An algorithmic component is implemented in an independent function with three main cases.
`Case 'execute'` refers to executing the component. There are seven optional inputs:

+ Current solutions, i.e., `Parent` in line 5.
+ The problem proprieties, i.e., `Problem` in line 6.
+ The component’s inner parameters, i.e., `Para` in line 7.
+ An auxiliary structure array for saving the component’s inner parameters that are changed during iteration (e.g., the velocity in particle swarm optimization (PSO)), i.e., `Aux` in line 8.
+ The algorithm’s generation counter `G`.
+ The algorithm’s inner local search iteration counter `innerG`.
+ The target problem’s input data `Data`.

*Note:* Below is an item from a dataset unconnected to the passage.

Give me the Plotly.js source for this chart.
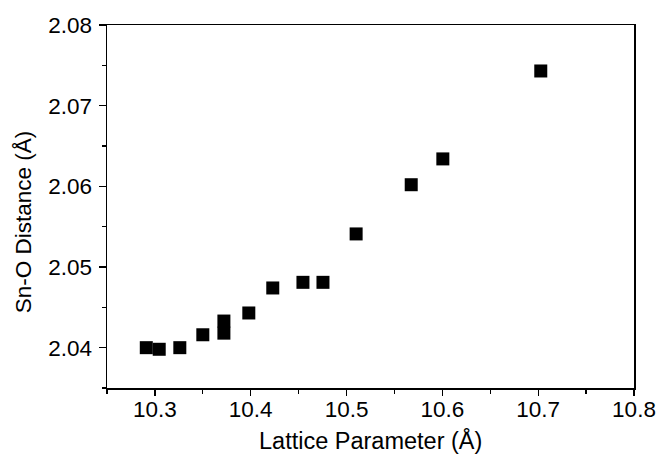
<!DOCTYPE html>
<html>
<head>
<meta charset="utf-8">
<script src="https://cdn.plot.ly/plotly-3.0.1.min.js"></script>
<style>html,body{margin:0;padding:0;background:#fff;}#chart{width:660px;height:456px;}</style>
</head>
<body>
<div id="chart"></div>
<script>
// Lattice parameter (Å) vs Sn-O distance (Å)
var latticeParameter = [10.291, 10.3045, 10.326, 10.350, 10.372, 10.372, 10.398, 10.423, 10.4545, 10.4754, 10.510, 10.5675, 10.6005, 10.7027];
var snODistance = [2.0400, 2.0398, 2.0400, 2.0416, 2.0418, 2.0433, 2.0443, 2.0474, 2.0481, 2.0481, 2.0541, 2.0602, 2.0634, 2.0743];
var xTickValues = [10.3, 10.4, 10.5, 10.6, 10.7, 10.8];
var yTickValues = [2.04, 2.05, 2.06, 2.07, 2.08];
var xTitle = 'Lattice Parameter (Å)';
var yTitle = 'Sn-O Distance (Å)';

var fam = 'Liberation Sans, Arial, sans-serif';

var trace = {
  x: latticeParameter,
  y: snODistance,
  type: 'scatter',
  mode: 'markers',
  marker: {symbol: 'square', size: 13, color: '#000', line: {width: 0}},
  showlegend: false,
  hoverinfo: 'x+y'
};

var layout = {
  width: 660,
  height: 456,
  paper_bgcolor: '#fff',
  plot_bgcolor: '#fff',
  margin: {l: 107, r: 26, t: 25, b: 68},
  font: {family: fam, color: '#000'},
  xaxis: {
    range: [10.25, 10.8],
    tickvals: xTickValues,
    ticktext: xTickValues.map(function (v) { return v.toFixed(1); }),
    ticks: 'outside', ticklen: 6, tickwidth: 1.3, tickcolor: '#000',
    ticklabelstandoff: -6,
    minor: {dtick: 0.05, tick0: 10.25, ticks: 'outside', ticklen: 4, tickwidth: 1.3, tickcolor: '#000'},
    showline: true, linecolor: '#000', linewidth: 1.5, mirror: true,
    showgrid: false, zeroline: false,
    tickfont: {family: fam, size: 22.5, color: '#000'},
    automargin: false
  },
  yaxis: {
    range: [2.035, 2.08],
    tickvals: yTickValues,
    ticktext: yTickValues.map(function (v) { return v.toFixed(2); }),
    ticks: 'outside', ticklen: 7, tickwidth: 1.3, tickcolor: '#000',
    ticklabelstandoff: 2,
    minor: {dtick: 0.005, tick0: 2.035, ticks: 'outside', ticklen: 4, tickwidth: 1.3, tickcolor: '#000'},
    showline: true, linecolor: '#000', linewidth: 1.5, mirror: true,
    showgrid: false, zeroline: false,
    tickfont: {family: fam, size: 22.5, color: '#000'},
    automargin: false
  },
  annotations: [
    {text: xTitle, xref: 'paper', yref: 'paper', x: 0.5, y: -0.146, xanchor: 'center', yanchor: 'middle',
     showarrow: false, font: {family: fam, size: 23.5, color: '#000'}},
    {text: yTitle, xref: 'paper', yref: 'paper', x: -0.159, y: 0.457, xanchor: 'center', yanchor: 'middle',
     textangle: -90, showarrow: false, font: {family: fam, size: 22.5, color: '#000'}}
  ]
};

Plotly.newPlot('chart', [trace], layout, {displayModeBar: false, staticPlot: true});
</script>
</body>
</html>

The component should be implemented from line 9. The outputs of lines 21 and 22 are mandatory, in
which output1 returns solutions processed by the component, and `output2` returns the `Aux` structure
array. If the component has inner parameters that are changed during iteration, `Aux` is updated (e.g.,
update PSO’s velocity and save it in `Aux`); otherwise, `Aux` will be the same as that in line 8.

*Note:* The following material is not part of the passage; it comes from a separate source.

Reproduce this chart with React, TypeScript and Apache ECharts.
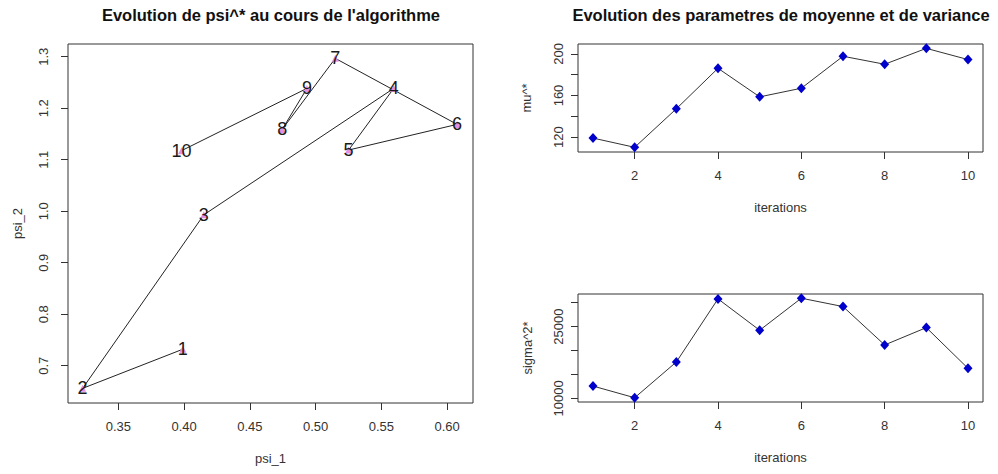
import React, { useEffect, useRef } from "react";
import * as echarts from "echarts";

const pointLabels = ["1", "2", "3", "4", "5", "6", "7", "8", "9", "10"];
const psi1 = [0.399, 0.3228, 0.415, 0.5594, 0.5251, 0.6076, 0.515, 0.4746, 0.4934, 0.398];
const psi2 = [0.732, 0.656, 0.993, 1.2385, 1.1188, 1.1686, 1.2968, 1.1589, 1.2385, 1.1175];
const iterations = [1, 2, 3, 4, 5, 6, 7, 8, 9, 10];
const mu = [119.0, 110.1, 147.2, 186.2, 158.7, 167.0, 197.8, 190.1, 205.4, 194.6];
const sigma2 = [12580, 10140, 17600, 30780, 24230, 30920, 29180, 21160, 24780, 16280];

const psi1Ticks = [0.35, 0.4, 0.45, 0.5, 0.55, 0.6];
const psi2Ticks = [0.7, 0.8, 0.9, 1.0, 1.1, 1.2, 1.3];
const iterTicks = [2, 4, 6, 8, 10];
const muTicks = [120, 140, 160, 180, 200];
const muLabels = [120, 160, 200];
const sigmaTicks = [10000, 15000, 20000, 25000, 30000];
const sigmaLabels = [10000, 25000];

const FONT = "'Liberation Sans', Arial, sans-serif";
const TXT = "#333";
const FS = 13;

function xAxisBase(gridIndex: number, min: number, max: number, ticks: number[], labels: number[], fmt: (v: number) => string, name: string) {
  return {
    type: "value",
    gridIndex,
    min,
    max,
    name,
    nameLocation: "middle",
    nameGap: 49,
    nameTextStyle: { fontFamily: FONT, fontSize: FS, color: TXT },
    axisLine: { show: false },
    axisTick: { show: true, length: 7, customValues: ticks, lineStyle: { color: TXT } },
    axisLabel: { customValues: labels, margin: 17, fontFamily: FONT, fontSize: FS, color: TXT, formatter: (v: number) => fmt(v) },
    splitLine: { show: false },
  };
}

function yAxisBase(gridIndex: number, min: number, max: number, ticks: number[], labels: number[], fmt: (v: number) => string, name: string, margin: number, nameGap: number) {
  return {
    type: "value",
    gridIndex,
    min,
    max,
    name,
    nameLocation: "middle",
    nameGap,
    nameRotate: 90,
    nameTextStyle: { fontFamily: FONT, fontSize: FS, color: TXT },
    axisLine: { show: false },
    axisTick: { show: true, length: 7, customValues: ticks, lineStyle: { color: TXT } },
    axisLabel: { customValues: labels, rotate: 90, margin, fontFamily: FONT, fontSize: FS, color: TXT, formatter: (v: number) => fmt(v) },
    splitLine: { show: false },
  };
}

export default function App() {
  const ref = useRef<HTMLDivElement>(null);
  useEffect(() => {
    if (!ref.current) return;
    const chart = echarts.init(ref.current, undefined, { renderer: "svg" });
    const gridStyle = { show: true, borderColor: "#333", borderWidth: 1, backgroundColor: "transparent" };
    chart.setOption({
      animation: false,
      backgroundColor: "#fff",
      title: [
        {
          text: "Evolution de psi^* au cours de l'algorithme",
          left: 271,
          top: 6,
          textAlign: "center",
          padding: 0,
          textStyle: { fontFamily: FONT, fontSize: 16.5, fontWeight: "bold", color: "#111" },
        },
        {
          text: "Evolution des parametres de moyenne et de variance",
          left: 781,
          top: 6,
          textAlign: "center",
          padding: 0,
          textStyle: { fontFamily: FONT, fontSize: 16.5, fontWeight: "bold", color: "#111" },
        },
      ],
      grid: [
        { left: 68, top: 44, width: 405, height: 359, ...gridStyle },
        { left: 578, top: 44, width: 405, height: 108, ...gridStyle },
        { left: 578, top: 294, width: 405, height: 108, ...gridStyle },
      ],
      xAxis: [
        xAxisBase(0, 0.3117, 0.6197, psi1Ticks, psi1Ticks, (v) => v.toFixed(2), "psi_1"),
        xAxisBase(1, 0.64, 10.36, iterTicks, iterTicks, (v) => String(v), "iterations"),
        xAxisBase(2, 0.64, 10.36, iterTicks, iterTicks, (v) => String(v), "iterations"),
      ],
      yAxis: [
        yAxisBase(0, 0.6276, 1.3247, psi2Ticks, psi2Ticks, (v) => v.toFixed(1), "psi_2", 18, 44),
        yAxisBase(1, 105.6, 209.6, muTicks, muLabels, (v) => String(v), "mu^*", 13, 45),
        yAxisBase(2, 9250, 31800, sigmaTicks, sigmaLabels, (v) => String(v), "sigma^2*", 13, 44),
      ],
      series: [
        {
          type: "line",
          xAxisIndex: 0,
          yAxisIndex: 0,
          data: psi1.map((x, i) => [x, psi2[i]]),
          showSymbol: true,
          showAllSymbol: true,
          symbol: "triangle",
          symbolSize: 7,
          itemStyle: { color: "#e58ee5" },
          lineStyle: { color: "#222", width: 1 },
          label: {
            show: true,
            position: "inside",
            formatter: (p: any) => pointLabels[p.dataIndex],
            fontFamily: FONT,
            fontSize: 18,
            color: "#1a1a1a",
          },
          z: 3,
        },
        {
          type: "line",
          xAxisIndex: 1,
          yAxisIndex: 1,
          data: iterations.map((x, i) => [x, mu[i]]),
          showSymbol: true,
          showAllSymbol: true,
          symbol: "diamond",
          symbolSize: [9, 10],
          itemStyle: { color: "#0000cc" },
          lineStyle: { color: "#333", width: 1 },
        },
        {
          type: "line",
          xAxisIndex: 2,
          yAxisIndex: 2,
          data: iterations.map((x, i) => [x, sigma2[i]]),
          showSymbol: true,
          showAllSymbol: true,
          symbol: "diamond",
          symbolSize: [9, 10],
          itemStyle: { color: "#0000cc" },
          lineStyle: { color: "#333", width: 1 },
        },
      ],
    });
    return () => chart.dispose();
  }, []);
  return <div ref={ref} style={{ position: "fixed", left: 0, top: 0, width: 998, height: 474 }} />;
}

`Case 'parameter'` defines the lower and upper bounds of the component’s inner parameter values. For
example, the mutation probability is bounded within `[0, 0.3]` in line 24. For components with multiple
inner parameters, each parameter’s lower and upper bounds should be saved in an independent row of
the matrix `output1`.

For search operators (components) with inner parameters controlling the search behavior, case
behavior defines how the inner parameters control the search behavior. For example, line 26 indicates that the uniform mutation with smaller mutation probabilities performs local search and that with
larger probabilities performs global search. For other operators, `output1` in `case 'behavior'` is left empty, i.e., `output1={}`.